Calls are mounting in Washington for the launch of new Israeli-Palestinian talks.

Time to negotiate: Secretary of State Hillary Clinton wants all issues on the table, includ- ing Jerusalem and refugees. Image by Getty Images

After meeting January 8 with Jordanian and Egyptian officials in Washington, Secretary of State Hillary Rodham Clinton said she was calling for talks without preconditions focused on all the final-status issues, including not only borders but also Jerusalem, refugees and water rights.

Clinton’s comments came as George Mitchell, President Obama’s top Middle East negotiator, headed to the Middle East for meetings aimed at accelerating talks.

The same message was hammered home by members of a bipartisan delegation of Congress members who visited the region earlier this month.

“The more time that goes on without those negotiations and without progress taking place, the more Hamas is strengthened,” said Rep. Debbie Wasserman Schultz, a Florida Democrat, in a conference call January 7 toward the end of the group’s Middle East tour.

The Palestinians are resisting returning to talks until Israel makes total its partial freeze on West Bank settlements, and expands the freeze to eastern Jerusalem. Israeli Prime Minister Benjamin Netanyahu wants to limit talks to the border issue without reference to Jerusalem or refugees, while the Palestinians want to discuss all issues.

Clinton also wants all issues on the table.

“Resolving borders resolves settlements,” she said. “Resolving Jerusalem resolves settlements.”

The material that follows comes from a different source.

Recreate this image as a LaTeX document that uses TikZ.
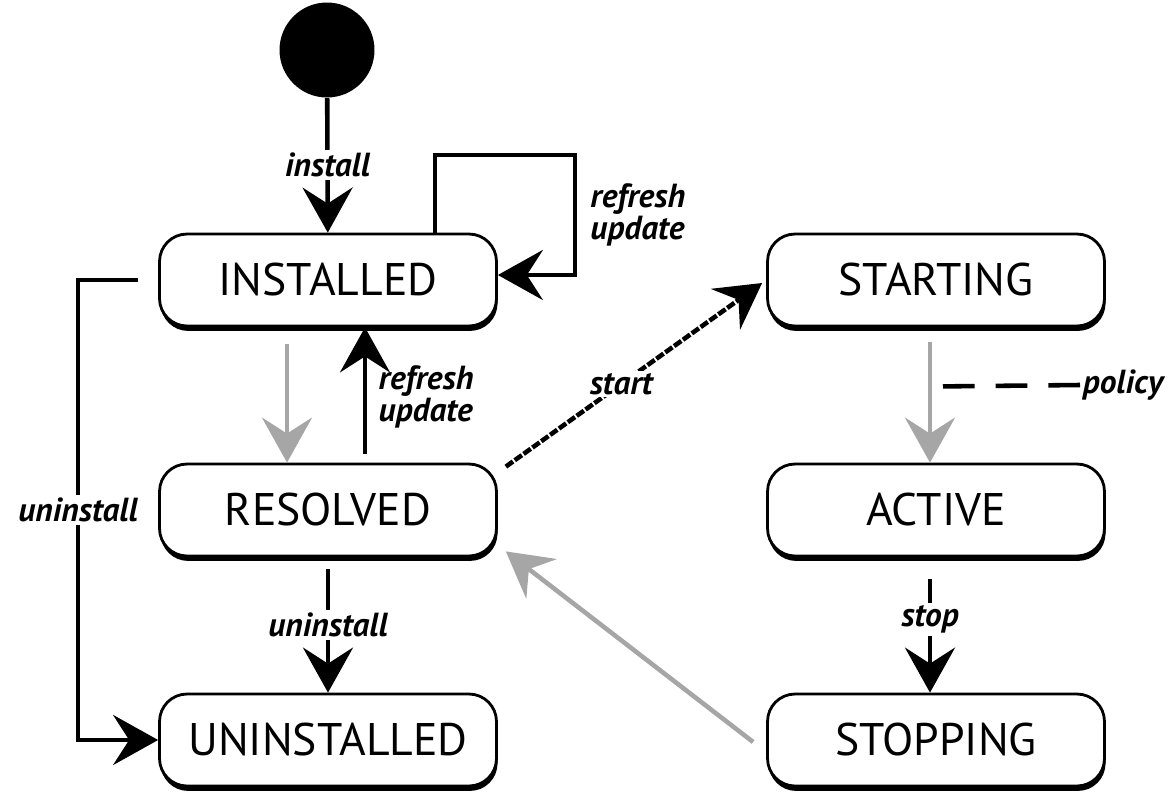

Wasserman Schultz said that the Palestinian Authority’s strides in transparent government and security created the basis for immediate peacemaking.

“I was really incredibly impressed with the progress when we went to Ramallah that has occurred within the Palestinian Authority,” she said. “The economic and security progress that has gone on there has made it a lot more likely and puts the Palestinian Authority in a position where they are a more prepared negotiating partner.”

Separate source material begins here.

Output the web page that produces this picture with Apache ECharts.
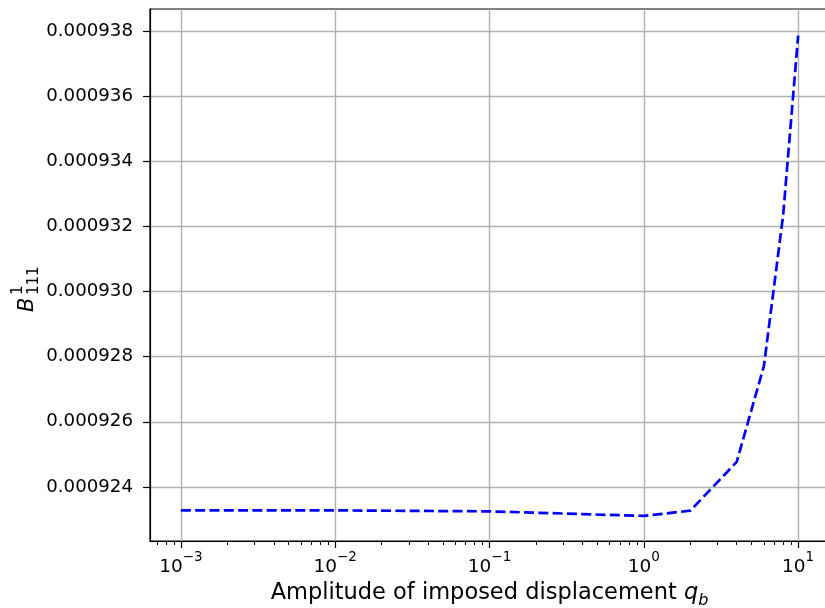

Wasserman Schultz’s assessment was echoed by others in the Congressional group.

PA Prime Minister Salam Fayyad “really has made consistent and clear strides cleaning up the government and introducing infrastructure that will help the West Bank be a successful state,” said Rep. Cynthia Lummis, Republican from Wyoming.

The sole note of dissent was sounded by Rep. Anthony Weiner, Democrat of New York, who in a separate call with reporters agreed that Fayyad had done much to end corruption, but suggested that appropriators should still threaten to withhold aid to the Palestinian Authority if it did not agree to enter talks on terms set by Netanyahu.

“There’s no doubt that under Fayyad there’s less corruption,” Weiner said, “but if the Netanyahu administration says it wants to have talks our position as an ally of Israel should be not to provide” the Palestinian Authority with funds.

Wasserman Schultz said her impression was that the Palestinians were ready to resume talks without preconditions, as long as it was done quietly.

“The conversations we had on both sides left me with the impression that there are ways to begin negotiations and to prepare for more significant negotiations without those lines in the sand,” she said.

Wasserman Schultz also said that her Palestinian interlocutors discounted the prospect of a unity government with Hamas, although as recently as January 8, State Department spokesman P.J. Crowley expressed backing for such a government as long as it abided by international conditions ending terrorism and recognizing Israel.